Good news: Glen Luchford’s Atlas exhibition at 10 Corso Como is being extended until December 3rd, so if you were worried about not making it before the 23rd of November, you can finally relax and breathe again.
Luchford’s first-ever solo show doesn’t feel like a retrospective so much as a brain scan, or like walking into someone’s subconscious: images taped raw to the wall, prints overlapping, memories arranged like a film reel that someone forgot to edit. No chronology, no clean timeline, just instinct. It’s messy in a way that makes sense, like opening a drawer that’s been closed for a while, with fragments of a personal archive spilling out.
His origin story starts in Brighton in ’86, when Luchford gets a camera for his 18th birthday, not out of destiny, but because his dad wanted him to share his same hobbies. Usually, that kind of parental persuasion backfires; they love something, so of course you hate it. Music, sport, hobbies, you name it. But photography? For Luchford that was different, it was like a backstage pass, suddenly he could be at the top of skate ramps only because of his camera.
Luchford never cared about belonging to a scene, but he watched everything: Brighton skate ramps, British post-punk, London’s indie editorial scene—Dazed, i-D, The Face—and turned them into a visual language that felt accidental but precise.

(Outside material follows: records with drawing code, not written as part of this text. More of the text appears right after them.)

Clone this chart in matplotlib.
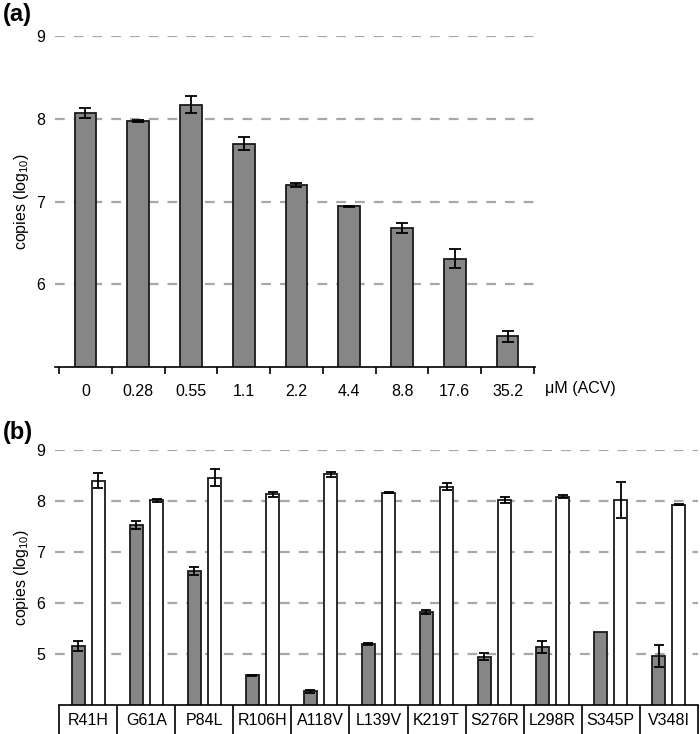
import numpy as np
import matplotlib
matplotlib.use('Agg')
import matplotlib.pyplot as plt

plt.rcParams['font.family'] = ['Liberation Sans', 'DejaVu Sans']
plt.rcParams['lines.scale_dashes'] = False

# panel (a) - ACV dose response
conc = ['0', '0.28', '0.55', '1.1', '2.2', '4.4', '8.8', '17.6', '35.2']
copies_a = [8.07, 7.97, 8.17, 7.70, 7.20, 6.94, 6.68, 6.31, 5.37]
err_a = [0.06, 0.01, 0.10, 0.075, 0.02, 0.01, 0.06, 0.11, 0.066]

# panel (b) - mutants, grey = treated, white = untreated
mutants = ['R41H', 'G61A', 'P84L', 'R106H', 'A118V', 'L139V',
           'K219T', 'S276R', 'L298R', 'S345P', 'V348I']
grey_b = [5.16, 7.53, 6.63, 4.58, 4.27, 5.20, 5.82, 4.95, 5.13, 5.43, 4.96]
grey_err = [0.095, 0.08, 0.075, 0.015, 0.03, 0.02, 0.04, 0.07, 0.12, 0, 0.21]
white_b = [8.40, 8.01, 8.46, 8.13, 8.52, 8.16, 8.28, 8.02, 8.08, 8.02, 7.93]
white_err = [0.14, 0.02, 0.16, 0.055, 0.05, 0.01, 0.07, 0.05, 0.03, 0.36, 0.01]

W, H = 700, 734
fig = plt.figure(figsize=(W / 100, H / 100), dpi=100)

bar_grey = '#868686'
edge = '#1a1a1a'
grid_kw = dict(color='#a8a8a8', linewidth=1.6, linestyle=(0, (7, 6.5)))
fs = 11.5

def style(ax):
    for s in ['top', 'right', 'left']:
        ax.spines[s].set_visible(False)
    ax.spines['bottom'].set_linewidth(1.2)
    ax.tick_params(axis='y', length=0, pad=7, labelsize=fs)
    ax.set_axisbelow(True)

# ---- (a)
ax1 = fig.add_axes([55 / W, 1 - 367 / H, 480 / W, 331 / H])
x = np.arange(len(conc))
ax1.bar(x, copies_a, width=0.41, bottom=0, color=bar_grey, edgecolor=edge, linewidth=1.3, zorder=2)
ax1.errorbar(x, copies_a, yerr=err_a, fmt='none', ecolor='black', elinewidth=1.3,
             capsize=4, capthick=1.3, zorder=3)
ax1.set_ylim(5, 9)
ax1.set_xlim(-0.576, 8.52)
ax1.set_yticks([6, 7, 8, 9])
for v in [6, 7, 8, 9]:
    ax1.axhline(v, zorder=1, **grid_kw)
style(ax1)
ax1.set_xticks(np.arange(len(conc) + 1) - 0.5)
ax1.set_xticklabels([])
ax1.tick_params(axis='x', length=5, width=1.2, direction='out')
ax1.set_xticks(x, minor=True)
ax1.set_xticklabels(conc, minor=True, fontsize=fs)
ax1.tick_params(axis='x', which='minor', length=0, pad=12)
ax1.text(1.02, -0.066, 'μM (ACV)', transform=ax1.transAxes, fontsize=fs, va='center', ha='left')
ax1.set_ylabel(r'copies (log$_{\mathregular{10}}$)', fontsize=fs, labelpad=4)
fig.text(3 / W, 1 - 15 / H, '(a)', fontsize=17, fontweight='bold', va='center', ha='left')

# ---- (b)
ax2 = fig.add_axes([55 / W, 1 - 705 / H, 642.7 / W, 255 / H])
xb = np.arange(len(mutants))
off = 0.175
bw = 0.22
ax2.bar(xb - off, grey_b, width=bw, color=bar_grey, edgecolor=edge, linewidth=1.3, zorder=2)
ax2.bar(xb + off, white_b, width=bw, color='white', edgecolor=edge, linewidth=1.3, zorder=2)
ge = np.array(grey_err)
mask = ge > 0
ax2.errorbar(xb[mask] - off, np.array(grey_b)[mask], yerr=ge[mask], fmt='none', ecolor='black',
             elinewidth=1.3, capsize=3.5, capthick=1.3, zorder=3)
ax2.errorbar(xb + off, white_b, yerr=white_err, fmt='none', ecolor='black',
             elinewidth=1.3, capsize=3.5, capthick=1.3, zorder=3)
ax2.set_ylim(4, 9)
ax2.set_xlim(-0.574, 10.5)
ax2.set_yticks([5, 6, 7, 8, 9])
for v in [5, 6, 7, 8, 9]:
    ax2.axhline(v, zorder=1, **grid_kw)
style(ax2)
ax2.spines['bottom'].set_bounds(-0.5, 10.5)
# separators between the label boxes run to the bottom edge
ax2.set_xticks(np.arange(len(mutants) + 1) - 0.5)
ax2.set_xticklabels([])
ax2.tick_params(axis='x', length=23, width=1.2, direction='out')
ax2.set_xticks(xb, minor=True)
ax2.set_xticklabels(mutants, minor=True, fontsize=fs)
ax2.tick_params(axis='x', which='minor', length=0, pad=6)
ax2.set_ylabel(r'copies (log$_{\mathregular{10}}$)', fontsize=fs, labelpad=4)
fig.text(3 / W, 1 - 432 / H, '(b)', fontsize=17, fontweight='bold', va='center', ha='left')

fig.savefig('out.png', dpi=100)
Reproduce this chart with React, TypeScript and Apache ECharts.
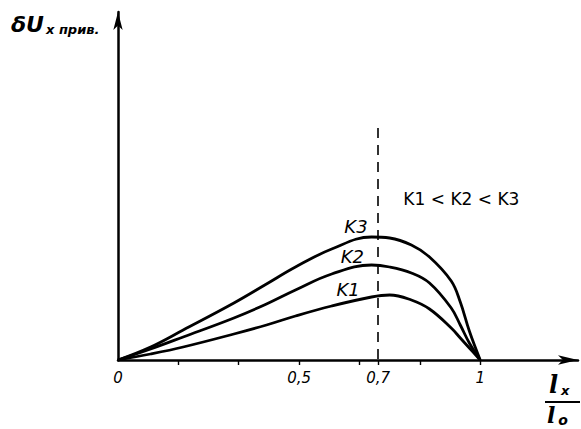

Even when he shoots high fashion, the photos never look posed; they look like someone caught a moment that wasn’t supposed to be photographed. You see it in Kate Moss throwing a punch in New York, 1994. You see it in Björk stripped and mythic. You see it in Amber Valletta wandering through Cinecittà, lost in a snow labyrinth or adrift on the Tiber at sunset.
But why choose Milan for his first solo exhibition? Well, Italy is where Luchford reshaped fashion twice: first with his Prada campaigns in the mid-90s that feel like outtakes from Tarkovsky or Lynch and then, of course, with Alessandro Michele’s Gucci. You probably remember the Gucci Cruise 2019, where Noah’s Ark came to life with animals wandering among models, or the F/W 2015 with those androgynous muses drifting through Los Angeles buses. Italy is like the place that, in a way, amplified his vision.
What stops the show from feeling like legacy-building is the fact that Luchford doesn’t mythologise himself. He barely shoots outside of work. He doesn’t fantasise about exhibitions or archives. The archive exists because it needs to, not because he worships it. Selecting work for Atlas wasn’t about defining what matters; it was just choosing what felt good in the moment. And that's what makes it real. Atlas is about a career captured instinctively, unpolished and still in motion.